3 posts by 2 authors in: Forums > CMS Builder
Last Post: May 8, 2023   (RSS)

By Dave - May 8, 2023

Hi Codee, 

There is no perfect solution to this issue, as browsers need to download images. A bot that perfectly replicates browser behaviour could still download them. However, there are ways to make it challenging for many scrapers.

One method involves requiring an HTTP_REFERER value, which is the URL of the page that linked to or referred to the current page or image. Simple bots often request a file directly without sending this value. You can filter based on this field (with PHP or .htaccess) to display a different image or an error if there is no referrer.

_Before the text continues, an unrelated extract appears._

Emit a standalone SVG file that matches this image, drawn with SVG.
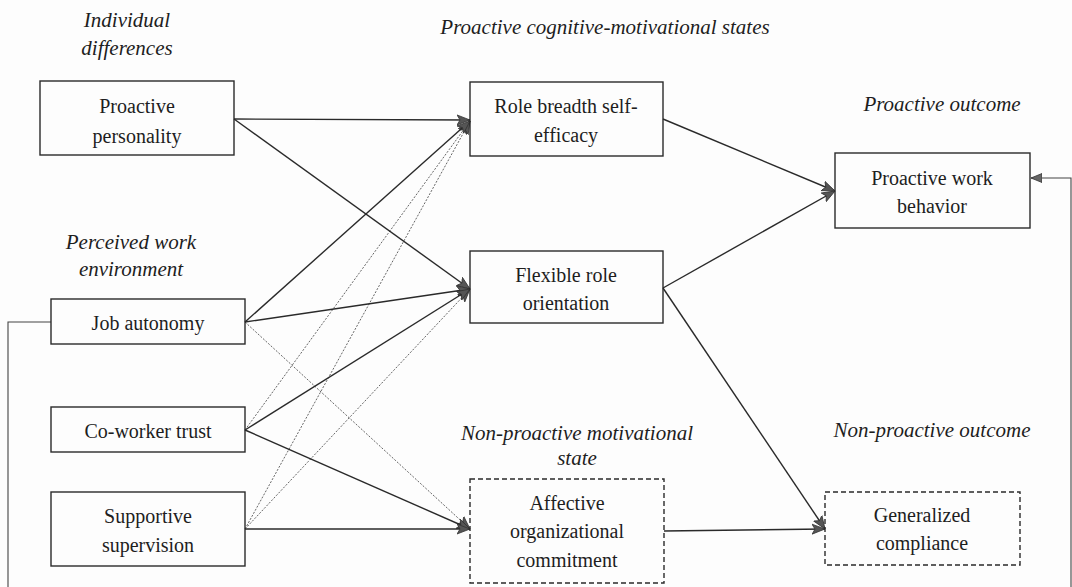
<svg xmlns="http://www.w3.org/2000/svg" width="1072" height="587" viewBox="0 0 1072 587" font-family="Liberation Serif, Times New Roman, serif">
<defs>
<style>
.bg{fill:#fdfdfd}
.box{fill:none;stroke:#2a2a2a;stroke-width:1.4}
.dash{fill:none;stroke:#2a2a2a;stroke-width:1.4;stroke-dasharray:5 3}
.t{font-family:"Liberation Serif","Times New Roman",serif;font-size:20px;fill:#1e1e1e;text-anchor:middle}
.h{font-family:"Liberation Serif","Times New Roman",serif;font-size:21px;font-style:italic;fill:#1e1e1e;text-anchor:middle}
.s{fill:none;stroke:#2a2a2a;stroke-width:1.4;marker-end:url(#ah)}
.d{fill:none;stroke:#666;stroke-width:1;stroke-dasharray:2 1.5;marker-end:url(#ah)}
.fb{fill:none;stroke:#444;stroke-width:1.1;marker-end:url(#ah2)}
</style>
<marker id="ah" markerUnits="userSpaceOnUse" markerWidth="14" markerHeight="12" viewBox="0 0 14 12" refX="13" refY="6" orient="auto">
<path d="M0,1 L13,6 L0,11 L3,6 Z" fill="#555" stroke="#333" stroke-width="0.8"/>
</marker>
<marker id="ah2" markerUnits="userSpaceOnUse" markerWidth="12" markerHeight="10" viewBox="0 0 12 10" refX="11" refY="5" orient="auto">
<path d="M0,0.5 L11,5 L0,9.5 Z" fill="#666" stroke="#333" stroke-width="0.8"/>
</marker>
</defs>
<rect class="bg" x="0" y="0" width="1072" height="587"/>

<g id="headings">
<text class="h" x="127" y="27">Individual</text>
<text class="h" x="127" y="55">differences</text>
<text class="h" x="605" y="34">Proactive cognitive-motivational states</text>
<text class="h" x="942" y="111">Proactive outcome</text>
<text class="h" x="131" y="249">Perceived work</text>
<text class="h" x="131" y="276">environment</text>
<text class="h" x="577" y="440">Non-proactive motivational</text>
<text class="h" x="577" y="465">state</text>
<text class="h" x="932" y="437">Non-proactive outcome</text>
</g>

<g id="connectors">
<line class="d" x1="245" y1="322" x2="470" y2="529"/>
<line class="d" x1="245" y1="430" x2="470" y2="121"/>
<line class="d" x1="245" y1="529" x2="470" y2="121"/>
<line class="d" x1="245" y1="529" x2="470" y2="289"/>
<line class="s" x1="234" y1="119" x2="470" y2="120"/>
<line class="s" x1="234" y1="119" x2="470" y2="289"/>
<line class="s" x1="245" y1="322" x2="470" y2="121"/>
<line class="s" x1="245" y1="322" x2="470" y2="289"/>
<line class="s" x1="245" y1="430" x2="470" y2="289"/>
<line class="s" x1="245" y1="430" x2="470" y2="529"/>
<line class="s" x1="245" y1="529" x2="470" y2="529"/>
<line class="s" x1="663" y1="119" x2="835" y2="191"/>
<line class="s" x1="663" y1="288" x2="835" y2="191"/>
<line class="s" x1="663" y1="288" x2="825" y2="529"/>
<line class="s" x1="664" y1="531" x2="825" y2="529"/>
<path class="fb" d="M51,322 H8 V600 H1071 V178 H1031"/>
</g>

<g id="proactive-personality">
<rect class="box" x="40" y="81" width="194" height="74"/>
<text class="t" x="137" y="113">Proactive</text>
<text class="t" x="137" y="143">personality</text>
</g>
<g id="job-autonomy">
<rect class="box" x="51" y="299" width="194" height="45"/>
<text class="t" x="148" y="330">Job autonomy</text>
</g>
<g id="coworker-trust">
<rect class="box" x="51" y="407" width="194" height="45"/>
<text class="t" x="148" y="438">Co-worker trust</text>
</g>
<g id="supportive-supervision">
<rect class="box" x="51" y="492" width="194" height="74"/>
<text class="t" x="148" y="523">Supportive</text>
<text class="t" x="148" y="552">supervision</text>
</g>
<g id="role-breadth-self-efficacy">
<rect class="box" x="470" y="82" width="193" height="74"/>
<text class="t" x="566" y="113">Role breadth self-</text>
<text class="t" x="566" y="142">efficacy</text>
</g>
<g id="flexible-role-orientation">
<rect class="box" x="470" y="251" width="193" height="72"/>
<text class="t" x="566" y="282">Flexible role</text>
<text class="t" x="566" y="310">orientation</text>
</g>
<g id="affective-organizational-commitment">
<rect class="dash" x="470" y="479" width="194" height="104"/>
<text class="t" x="567" y="510">Affective</text>
<text class="t" x="567" y="538">organizational</text>
<text class="t" x="567" y="567">commitment</text>
</g>
<g id="proactive-work-behavior">
<rect class="box" x="835" y="153" width="195" height="75"/>
<text class="t" x="932" y="185">Proactive work</text>
<text class="t" x="932" y="213">behavior</text>
</g>
<g id="generalized-compliance">
<rect class="dash" x="825" y="492" width="195" height="73"/>
<text class="t" x="922" y="522">Generalized</text>
<text class="t" x="922" y="550">compliance</text>
</g>
</svg>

Another approach is to filter based on the HTTP_USER_AGENT value. All browsers send their name and version when making a web request, and well-behaved bots should include something that identifies their source. You can find more information about this here: https://datadome.co/threat-research/how-chatgpt-openai-might-use-your-content-now-in-the-future/

Additionally, you can ban access from blocks of IP addresses. If you know a certain service is scraping your site (or might) and you know their IP range, you can block it. However, be cautious not to exclude valid search engine indexing bots.

Other ideas to consider:

  • Disallowing bots with robots.txt
  • Loading images with JavaScript to prevent access by bots that can't use JavaScript
  • Watermarking your images to make them traceable and less useful
  • Limiting the rate of requests so scrapers and bots can't download everything all at once

Hope that helps, the solution might vary based on what you're trying to protect and why, but there are a few options.

Dave Edis - Senior Developer
interactivetools.com

By Codee - May 8, 2023

Dave,

Thank you. Yea, I couldn't figure how to make that happen because downloading the images is critical browser behavior and monkeying with that causes issues, and different issues in different browsers, and it's not hard to break past some of the robots.txt rules. For example, the tool img2datset can be prevented, by website coders, from access using X-Robots-Tag: noai”, “X-Robots-Tag: noindex” , “X-Robots-Tag: noimageai”, and “X-Robots-Tag: noimageindex”. By default, img2dataset will ignore images with such headers.  HOWEVER, img2dataset tells users "to disable this behaviour and download all images, you may pass “--disallowed_header_directives '[ ]'”  ...which is part of what just ticks me off.

That's why I wrote because I couldn't think of any other simple ways to combat this.  Yes, I have some .htaccess blocks in place but attempting to block everything would cripple site speed.